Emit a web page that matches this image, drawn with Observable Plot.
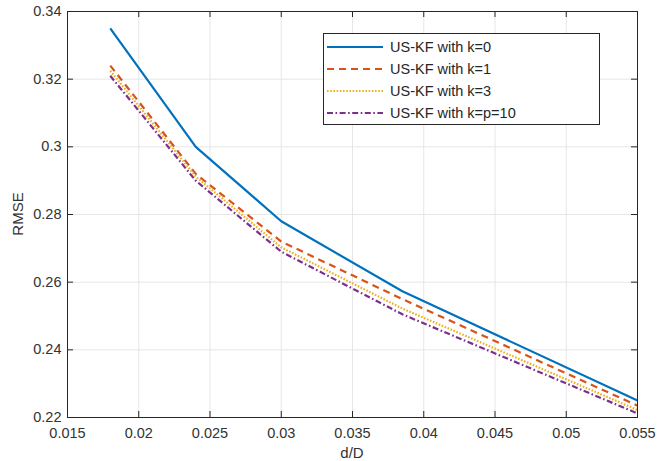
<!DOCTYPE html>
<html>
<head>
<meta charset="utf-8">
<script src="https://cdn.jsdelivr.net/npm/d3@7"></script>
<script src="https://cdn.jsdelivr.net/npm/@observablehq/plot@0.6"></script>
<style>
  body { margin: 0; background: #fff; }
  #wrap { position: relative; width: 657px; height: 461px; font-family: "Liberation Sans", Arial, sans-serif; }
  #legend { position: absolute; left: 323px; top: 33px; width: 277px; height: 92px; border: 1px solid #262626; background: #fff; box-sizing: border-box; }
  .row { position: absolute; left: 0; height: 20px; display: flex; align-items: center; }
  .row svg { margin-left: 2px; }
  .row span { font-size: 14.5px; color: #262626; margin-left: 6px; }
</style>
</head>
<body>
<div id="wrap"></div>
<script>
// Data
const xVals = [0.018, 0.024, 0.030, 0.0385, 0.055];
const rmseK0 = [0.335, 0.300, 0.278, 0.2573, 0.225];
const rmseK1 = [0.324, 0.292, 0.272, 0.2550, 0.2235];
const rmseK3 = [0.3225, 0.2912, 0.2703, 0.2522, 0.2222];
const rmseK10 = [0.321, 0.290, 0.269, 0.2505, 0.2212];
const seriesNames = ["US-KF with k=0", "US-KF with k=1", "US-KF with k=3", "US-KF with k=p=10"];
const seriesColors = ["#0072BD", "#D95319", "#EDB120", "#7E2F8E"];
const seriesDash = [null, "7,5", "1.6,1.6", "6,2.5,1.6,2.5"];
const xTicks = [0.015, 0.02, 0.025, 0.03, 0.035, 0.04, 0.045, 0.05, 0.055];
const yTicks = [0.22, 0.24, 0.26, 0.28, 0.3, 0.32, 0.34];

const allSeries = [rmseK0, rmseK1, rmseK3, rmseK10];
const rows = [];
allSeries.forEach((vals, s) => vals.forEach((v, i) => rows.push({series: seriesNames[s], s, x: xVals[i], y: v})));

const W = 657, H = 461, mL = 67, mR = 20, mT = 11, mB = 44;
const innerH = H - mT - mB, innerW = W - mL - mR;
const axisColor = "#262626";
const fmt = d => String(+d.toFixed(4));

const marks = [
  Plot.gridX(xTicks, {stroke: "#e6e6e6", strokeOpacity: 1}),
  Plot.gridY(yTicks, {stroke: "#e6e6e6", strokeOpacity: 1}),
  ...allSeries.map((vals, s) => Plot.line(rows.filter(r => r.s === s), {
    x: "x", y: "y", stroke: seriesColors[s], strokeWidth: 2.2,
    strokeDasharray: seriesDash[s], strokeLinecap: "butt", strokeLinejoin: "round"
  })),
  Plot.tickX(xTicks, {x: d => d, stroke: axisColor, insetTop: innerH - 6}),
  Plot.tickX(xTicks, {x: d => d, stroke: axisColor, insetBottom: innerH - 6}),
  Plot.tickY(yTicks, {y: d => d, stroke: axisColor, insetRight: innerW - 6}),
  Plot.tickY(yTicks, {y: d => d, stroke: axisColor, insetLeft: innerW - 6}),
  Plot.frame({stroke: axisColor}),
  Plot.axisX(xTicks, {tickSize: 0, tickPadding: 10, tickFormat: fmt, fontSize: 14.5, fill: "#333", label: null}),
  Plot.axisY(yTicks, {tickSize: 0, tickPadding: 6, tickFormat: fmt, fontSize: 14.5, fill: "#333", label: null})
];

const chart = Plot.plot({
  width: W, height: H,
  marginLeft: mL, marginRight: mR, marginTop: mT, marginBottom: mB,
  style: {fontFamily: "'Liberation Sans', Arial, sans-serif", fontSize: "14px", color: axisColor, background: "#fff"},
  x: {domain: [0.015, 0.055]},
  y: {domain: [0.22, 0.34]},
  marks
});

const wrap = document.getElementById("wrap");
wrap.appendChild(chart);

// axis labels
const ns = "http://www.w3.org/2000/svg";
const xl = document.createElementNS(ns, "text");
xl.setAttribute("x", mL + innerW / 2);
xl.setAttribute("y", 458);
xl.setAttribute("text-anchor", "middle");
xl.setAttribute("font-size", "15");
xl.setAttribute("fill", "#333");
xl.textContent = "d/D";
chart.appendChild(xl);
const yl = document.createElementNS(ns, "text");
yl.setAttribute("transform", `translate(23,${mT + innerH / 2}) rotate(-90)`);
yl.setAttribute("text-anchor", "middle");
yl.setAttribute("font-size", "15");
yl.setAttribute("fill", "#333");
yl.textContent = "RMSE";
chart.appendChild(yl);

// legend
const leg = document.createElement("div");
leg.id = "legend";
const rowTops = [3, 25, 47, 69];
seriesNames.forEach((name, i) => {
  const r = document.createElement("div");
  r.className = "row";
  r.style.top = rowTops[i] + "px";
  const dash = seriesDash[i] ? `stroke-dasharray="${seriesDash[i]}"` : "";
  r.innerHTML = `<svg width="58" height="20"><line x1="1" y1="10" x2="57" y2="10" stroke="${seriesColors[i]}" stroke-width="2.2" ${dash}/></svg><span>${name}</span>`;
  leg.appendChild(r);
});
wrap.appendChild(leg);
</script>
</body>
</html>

# # # # # # #

### TASK REQUIREMENTS
Would you return the data exactly as written, without the pictures?

### FINISHED TASK
Emit a web page that matches this image, drawn with Observable Plot.
<!DOCTYPE html>
<html>
<head>
<meta charset="utf-8">
<script src="https://cdn.jsdelivr.net/npm/d3@7"></script>
<script src="https://cdn.jsdelivr.net/npm/@observablehq/plot@0.6"></script>
<style>
  body { margin: 0; background: #fff; }
  #wrap { position: relative; width: 657px; height: 461px; font-family: "Liberation Sans", Arial, sans-serif; }
  #legend { position: absolute; left: 323px; top: 33px; width: 277px; height: 92px; border: 1px solid #262626; background: #fff; box-sizing: border-box; }
  .row { position: absolute; left: 0; height: 20px; display: flex; align-items: center; }
  .row svg { margin-left: 2px; }
  .row span { font-size: 14.5px; color: #262626; margin-left: 6px; }
</style>
</head>
<body>
<div id="wrap"></div>
<script>
// Data
const xVals = [0.018, 0.024, 0.030, 0.0385, 0.055];
const rmseK0 = [0.335, 0.300, 0.278, 0.2573, 0.225];
const rmseK1 = [0.324, 0.292, 0.272, 0.2550, 0.2235];
const rmseK3 = [0.3225, 0.2912, 0.2703, 0.2522, 0.2222];
const rmseK10 = [0.321, 0.290, 0.269, 0.2505, 0.2212];
const seriesNames = ["US-KF with k=0", "US-KF with k=1", "US-KF with k=3", "US-KF with k=p=10"];
const seriesColors = ["#0072BD", "#D95319", "#EDB120", "#7E2F8E"];
const seriesDash = [null, "7,5", "1.6,1.6", "6,2.5,1.6,2.5"];
const xTicks = [0.015, 0.02, 0.025, 0.03, 0.035, 0.04, 0.045, 0.05, 0.055];
const yTicks = [0.22, 0.24, 0.26, 0.28, 0.3, 0.32, 0.34];

const allSeries = [rmseK0, rmseK1, rmseK3, rmseK10];
const rows = [];
allSeries.forEach((vals, s) => vals.forEach((v, i) => rows.push({series: seriesNames[s], s, x: xVals[i], y: v})));

const W = 657, H = 461, mL = 67, mR = 20, mT = 11, mB = 44;
const innerH = H - mT - mB, innerW = W - mL - mR;
const axisColor = "#262626";
const fmt = d => String(+d.toFixed(4));

const marks = [
  Plot.gridX(xTicks, {stroke: "#e6e6e6", strokeOpacity: 1}),
  Plot.gridY(yTicks, {stroke: "#e6e6e6", strokeOpacity: 1}),
  ...allSeries.map((vals, s) => Plot.line(rows.filter(r => r.s === s), {
    x: "x", y: "y", stroke: seriesColors[s], strokeWidth: 2.2,
    strokeDasharray: seriesDash[s], strokeLinecap: "butt", strokeLinejoin: "round"
  })),
  Plot.tickX(xTicks, {x: d => d, stroke: axisColor, insetTop: innerH - 6}),
  Plot.tickX(xTicks, {x: d => d, stroke: axisColor, insetBottom: innerH - 6}),
  Plot.tickY(yTicks, {y: d => d, stroke: axisColor, insetRight: innerW - 6}),
  Plot.tickY(yTicks, {y: d => d, stroke: axisColor, insetLeft: innerW - 6}),
  Plot.frame({stroke: axisColor}),
  Plot.axisX(xTicks, {tickSize: 0, tickPadding: 10, tickFormat: fmt, fontSize: 14.5, fill: "#333", label: null}),
  Plot.axisY(yTicks, {tickSize: 0, tickPadding: 6, tickFormat: fmt, fontSize: 14.5, fill: "#333", label: null})
];

const chart = Plot.plot({
  width: W, height: H,
  marginLeft: mL, marginRight: mR, marginTop: mT, marginBottom: mB,
  style: {fontFamily: "'Liberation Sans', Arial, sans-serif", fontSize: "14px", color: axisColor, background: "#fff"},
  x: {domain: [0.015, 0.055]},
  y: {domain: [0.22, 0.34]},
  marks
});

const wrap = document.getElementById("wrap");
wrap.appendChild(chart);

// axis labels
const ns = "http://www.w3.org/2000/svg";
const xl = document.createElementNS(ns, "text");
xl.setAttribute("x", mL + innerW / 2);
xl.setAttribute("y", 458);
xl.setAttribute("text-anchor", "middle");
xl.setAttribute("font-size", "15");
xl.setAttribute("fill", "#333");
xl.textContent = "d/D";
chart.appendChild(xl);
const yl = document.createElementNS(ns, "text");
yl.setAttribute("transform", `translate(23,${mT + innerH / 2}) rotate(-90)`);
yl.setAttribute("text-anchor", "middle");
yl.setAttribute("font-size", "15");
yl.setAttribute("fill", "#333");
yl.textContent = "RMSE";
chart.appendChild(yl);

// legend
const leg = document.createElement("div");
leg.id = "legend";
const rowTops = [3, 25, 47, 69];
seriesNames.forEach((name, i) => {
  const r = document.createElement("div");
  r.className = "row";
  r.style.top = rowTops[i] + "px";
  const dash = seriesDash[i] ? `stroke-dasharray="${seriesDash[i]}"` : "";
  r.innerHTML = `<svg width="58" height="20"><line x1="1" y1="10" x2="57" y2="10" stroke="${seriesColors[i]}" stroke-width="2.2" ${dash}/></svg><span>${name}</span>`;
  leg.appendChild(r);
});
wrap.appendChild(leg);
</script>
</body>
</html>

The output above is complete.